Norwegian powerhouse Thor Hushovd (Garmin-Cervélo) is hoping to continue the upward trend of 2009 and 2010 with a top-step finish at this year's Paris-Roubaix. Sure to help things along is the same basic formula bike sponsor Cervélo has employed for the last several years to great effect, now applied to its revamped R3 chassis.
Cervélo has indeed made some major updates to its venerable standard R3, including more exaggerated tube shapes throughout, a tapered 1 1/8"-to-1 3/8" front end (rather than the more common 1 1/8"-to-1 1/2" dimension that Cervélo says yields too harsh of a ride), carbon dropouts, and the company's clever BBright integrated bottom bracket standard – nearly identical to BB30 but with the non-driveside bearing pushed 11mm further out from the centerline of the frame for improved frame stiffness and axle support. Naturally, frame weights have dropped significantly, too.
Special changes to handle the cobbles and often – at least in years past – adverse weather conditions of Paris-Roubaix are surprisingly modest. Just as Cervélo has done under previous sponsored winners like Fabian Cancellara and Stuart O'Grady (2006 and 2007, both with Team CSC), chain stays have been lengthened by 10mm while a similarly massaged fork sports additional rake, longer blades, and a broader crown.
The combination yields extra tire clearance all around to accommodate the 27mm-wide FMB tubulars that Hushovd plans to run on Sunday and produces a longer wheelbase for more stable handling relative to a standard R3 while still maintaining overall balance between the front and rear wheels. Moreover, Cervélo says the frame is otherwise unaltered – meaning no special fiber lay-up schedules or additional bolstering – so the bike shouldn't feel all that different from a stock setup despite the highly unusual abuse Hushovd's machine is designed with withstand.

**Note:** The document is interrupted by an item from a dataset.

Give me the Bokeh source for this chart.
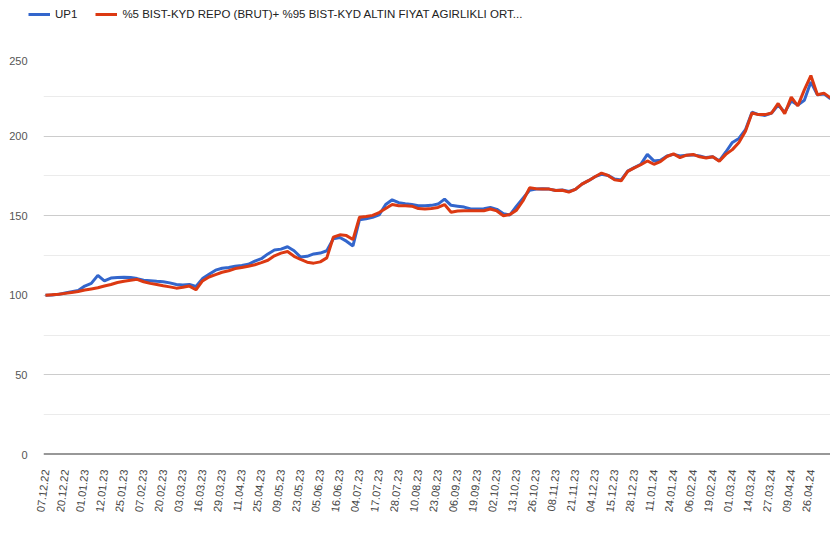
from bokeh.plotting import figure
from bokeh.layouts import column
from bokeh.models import ColumnDataSource, Range1d, FixedTicker, Legend, LegendItem, Span
from bokeh.embed import file_html
from bokeh.resources import INLINE

# Tick labels (every 3rd sample)
date_labels = ["07.12.22", "20.12.22", "01.01.23", "12.01.23", "25.01.23", "07.02.23", "20.02.23",
               "03.03.23", "16.03.23", "29.03.23", "11.04.23", "25.04.23", "09.05.23", "23.05.23",
               "05.06.23", "16.06.23", "04.07.23", "17.07.23", "28.07.23", "10.08.23", "23.08.23",
               "06.09.23", "19.09.23", "02.10.23", "13.10.23", "26.10.23", "08.11.23", "21.11.23",
               "04.12.23", "15.12.23", "28.12.23", "11.01.24", "24.01.24", "06.02.24", "19.02.24",
               "01.03.24", "14.03.24", "27.03.24", "09.04.24", "26.04.24"]

up1 = [100, 100.2, 100.6, 101.5, 102.3, 103, 105.8, 107.5, 112.5, 109,
       110.8, 111.2, 111.3, 111.2, 110.5, 109.5, 109.2, 108.8, 108.5, 107.8,
       106.8, 106.5, 106.8, 105.5, 110.5, 113.2, 115.8, 117, 117.5, 118.2,
       118.8, 119.5, 121.5, 123, 126, 128.5, 129, 130.5, 128, 124,
       124.5, 126, 126.5, 128, 135.5, 136.3, 134, 131, 147.5, 148,
       149, 150.5, 157, 160, 158.2, 157.5, 157, 156.3, 156.3, 156.5,
       157.3, 160.4, 156.5, 156, 155.4, 154.2, 154.2, 154.4, 155.2, 154,
       151.2, 150.5, 156, 161, 166, 166.7, 167, 166.7, 165.8, 166.2,
       165.2, 166.5, 169.8, 172, 174.5, 176, 175.3, 173, 172.5, 178,
       180.2, 182.3, 188.5, 184.4, 184.8, 187.5, 188.5, 187.5, 188, 188.2,
       187.5, 186.5, 187, 184.5, 190, 196, 198.5, 204, 215, 213.5,
       213, 214.5, 219.5, 215, 222, 219.5, 222.5, 234, 226, 226.5,
       223.5]

benchmark = [100, 100.3, 100.6, 101.2, 101.8, 102.4, 103.3, 104, 104.7, 105.8,
             106.8, 108, 108.8, 109.4, 110, 108.5, 107.5, 106.8, 106, 105.3,
             104.5, 105, 105.8, 103.5, 109, 111.5, 113, 114.5, 115.4, 116.8,
             117.5, 118.2, 119.2, 120.5, 122, 124.8, 126.5, 127.5, 124.5, 122.5,
             120.8, 120.2, 121, 123.5, 136.5, 138, 137.5, 135, 149, 149.5,
             150.2, 152, 154.5, 157, 156.3, 156.3, 156, 154.5, 154.2, 154.5,
             155.2, 157, 152.2, 153, 153.1, 153.1, 153.1, 153.1, 154.2, 153,
             150, 150.8, 153.5, 159.4, 167.5, 167, 166.7, 166.7, 165.8, 166,
             164.8, 166.5, 169.8, 172, 174.5, 176.8, 175.3, 172.5, 171.9, 177.8,
             180, 182, 184.4, 182.3, 184, 187.2, 188.8, 186.5, 188, 188.5,
             187, 186.3, 187, 184.2, 188.5, 191.5, 196, 203, 214.5, 213.5,
             213.5, 214.5, 220.5, 214, 224.5, 219, 229, 238, 226, 227,
             224]

y_ticks = [0, 50, 100, 150, 200, 250]
y_minor = [25, 75, 125, 175, 225]

series_names = ["UP1", "%5 BIST-KYD REPO (BRUT)+ %95 BIST-KYD ALTIN FIYAT AGIRLIKLI ORT..."]
series_colors = ["#3366cc", "#dc3912"]

idx = list(range(len(up1)))
src = ColumnDataSource(data=dict(x=idx, up1=up1, bench=benchmark))

# ---- legend strip (top); its ranges keep the data out of view ----
leg = figure(width=830, height=56, output_backend="svg", toolbar_location=None,
             x_axis_location=None, y_axis_location=None,
             x_range=Range1d(0, 1), y_range=Range1d(0, 1), min_border=0)
leg.frame_align = False
leg.outline_line_color = None
leg.xgrid.grid_line_color = None
leg.ygrid.grid_line_color = None
d1 = leg.line("x", "up1", source=src, line_color=series_colors[0], line_width=3)
d2 = leg.line("x", "bench", source=src, line_color=series_colors[1], line_width=3)
legend = Legend(items=[LegendItem(label=series_names[0], renderers=[d1]),
                       LegendItem(label=series_names[1], renderers=[d2])],
                location=(28, 32), orientation="horizontal",
                glyph_width=22, label_standoff=5, spacing=18,
                padding=0, margin=0, border_line_color=None, background_fill_alpha=0,
                label_text_font="Liberation Sans", label_text_font_size="11.5px",
                label_text_color="#222222")
leg.add_layout(legend, "center")

# ---- main chart ----
p = figure(width=830, height=477, output_backend="svg", toolbar_location=None,
           x_range=Range1d(-0.306, len(up1) - 1), y_range=Range1d(0, 250),
           min_border_left=43, min_border_right=0, min_border_top=0, min_border_bottom=79)
p.frame_align = False
p.outline_line_color = None
p.background_fill_color = "white"
p.border_fill_color = "white"

r1 = p.line("x", "up1", source=src, line_color=series_colors[0], line_width=3)
r2 = p.line("x", "bench", source=src, line_color=series_colors[1], line_width=3)

# Y axis
p.yaxis.ticker = FixedTicker(ticks=y_ticks, minor_ticks=y_minor)
p.yaxis.axis_line_color = None
p.yaxis.major_tick_line_color = None
p.yaxis.minor_tick_line_color = None
p.yaxis.major_label_standoff = 10
p.yaxis.major_label_text_font = "Liberation Sans"
p.yaxis.major_label_text_font_size = "11px"
p.yaxis.major_label_text_color = "#555555"

p.ygrid.grid_line_color = "#cccccc"
p.ygrid.grid_line_width = 1
p.ygrid.minor_grid_line_color = "#ebebeb"
p.xgrid.grid_line_color = None

# X axis
x_ticks = list(range(0, 3 * len(date_labels), 3))
p.xaxis.ticker = FixedTicker(ticks=x_ticks)
p.xaxis.major_label_overrides = {t: lab for t, lab in zip(x_ticks, date_labels)}
p.xaxis.major_label_orientation = 1.45
p.xaxis.axis_line_color = None
p.xaxis.major_tick_line_color = None
p.xaxis.minor_tick_line_color = None
p.xaxis.major_label_standoff = 9
p.xaxis.major_label_text_font = "Liberation Sans"
p.xaxis.major_label_text_font_size = "11px"
p.xaxis.major_label_text_color = "#444444"

p.add_layout(Span(location=0, dimension="width", line_color="#333333", line_width=2))

layout = column(leg, p, spacing=0)
open("out.html", "w").write(file_html(layout, INLINE))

Coming from the Cervélo TestTeam side of the recent merger with Garmin-Transitions, Hushovd will also benefit from using similar componentry as in years past. SRAM's new Black Red group gets a new gloss black finish but is otherwise unchanged from the standard Red package while Hushovd should also be well accustomed to Rotor's clever 3D cranks (though here it's of the '3D+' variety to work with the BBright bottom bracket and gets a stiffer outer chainring than last year).
3T is carried over as well, with Hushovd running the company's ARX Team stem and Rotundo Pro bar – the same as last year – but switching from the company's carbon-shafted, two-bolt Dorico seatpost to an aluminum Palladio. Though we didn't receive any reports of Hushovd having seatpost-related issues last year, the Palladio's innovative head design should virtually guarantee against saddle slippage while mechanics will be able to clamp down more tightly on the aluminum mast. Just in case, though, they've also fitted an extra clamp atop the standard binder.
Hushovd has switched from Zipp to Mavic wheels but according to team mechanic Kris Withington, the two-time podium finisher plans on using the French company's latest M40 carbon wheels and enormous 27mm-wide FMB tubular tires for his next run at Paris-Roubaix. Similar in concept to the 303s Hushovd used last year, Mavic's new M40 sports a medium 40mm depth but an extra-wide profile that's designed for use with wider tires. The burly carbon lay-up is also supposedly tough enough to withstand the pounding of the pavé, too.
Interestingly, Hushovd was using Mavic's more conventional Cosmic Carbone SLR tubulars in the run-up to Roubaix the week prior. Withington says the SLR's new Exalith aluminum sidewalls still offer a very tangible advantage in braking performance – especially in the wet – and while the M40 apparently works great with wide tires, it's apparently so broad and wrap so far up the base of the tire that the team prefers them when used with more standard-width rubber.
Other changes include a move to Shimano Dura-Ace pedals, Garmin's Edge 500 computer, and Arundel stainless steel bottle cages. Naturally, Gore Ride-On sealed cables are fitted throughout, too.
Total weight has climbed relative to last year, too, from 7.10kg (15.65lb) to 7.62kg (16.80lb).
The bike has the pedigree and the guys at Cervélo seem to outdo themselves every year. On the day it comes down to Thor himself, but with a bike like this there can be no excuses from the world champion.